Native American Heritage Month

Flag of the Haudenosaunee Confederacy.
Land Acknowledgment Statement

We would like to begin by acknowledging the land on which the University at Buffalo operates, which is the territory of the Seneca Nation, a member of the Haudenosaunee/Six Nations Confederacy. This territory is covered by The Dish with One Spoon Treaty of Peace and Friendship, a pledge to peaceably share and care for the resources around the Great Lakes. It is also covered by the 1794 Treaty of Canandaigua, between the United States Government and the Six Nations Confederacy, which further affirmed Haudenosaunee land rights and sovereignty in the State of New York. Today, this region is still the home to the Haudenosaunee people, and we are grateful for the opportunity to live, work, and share ideas in this territory.

November is National American Indian Heritage Month. The Office of Inclusion and Cultural Enhancement joins in the celebration of the rich ancestry and traditions of Native Americans and hopes to raise awareness about the challenges Native people experience to this day, and ways they have worked to overcome them.
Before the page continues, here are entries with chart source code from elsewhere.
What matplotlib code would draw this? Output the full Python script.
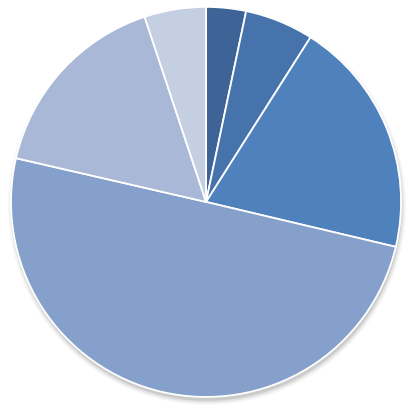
import matplotlib
matplotlib.use("Agg")
import matplotlib.pyplot as plt
from matplotlib.patches import Circle

# slice shares, clockwise from 12 o'clock
shares = [3.3, 5.7, 19.7, 49.9, 16.3, 5.1]
colors = ["#3E6497", "#4673AC", "#4F81BD", "#85A0CB", "#A8B8D6", "#C5CFE2"]

fig = plt.figure(figsize=(4.11, 4.12), dpi=100)
ax = fig.add_axes([0.0268, 0.0364, 0.949, 0.947])

# soft drop shadow under the pie, mostly towards the bottom
for i, a in enumerate([0.04, 0.07, 0.10]):
    ax.add_patch(Circle((0.005, -0.02), 1.0 + 0.01 * (2 - i), color="#000000",
                        alpha=a, lw=0, zorder=0, clip_on=False))

ax.pie(shares, colors=colors, startangle=90, counterclock=False,
       wedgeprops=dict(edgecolor="white", linewidth=1.3))

ax.set_xlim(-1.0, 1.0)
ax.set_ylim(-1.0, 1.0)
ax.set_aspect("equal")
ax.axis("off")

fig.savefig("out.png", dpi=100)
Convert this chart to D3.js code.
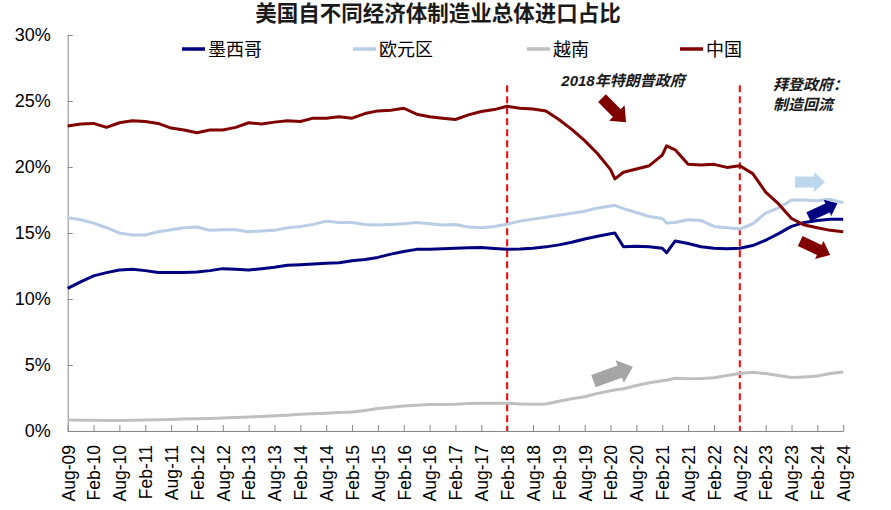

From 1916 with "American Indian Day" celebrated for the first time in the state of New York, to the official " Native American Heritage Month" recognized in 1990 we want to explore resources to learn about Indigenous history and its heritage.

Also known as American Indian and Alaska Native Heritage Month, during the month of November we recognize the history, culture, and contributions of our nation's first people.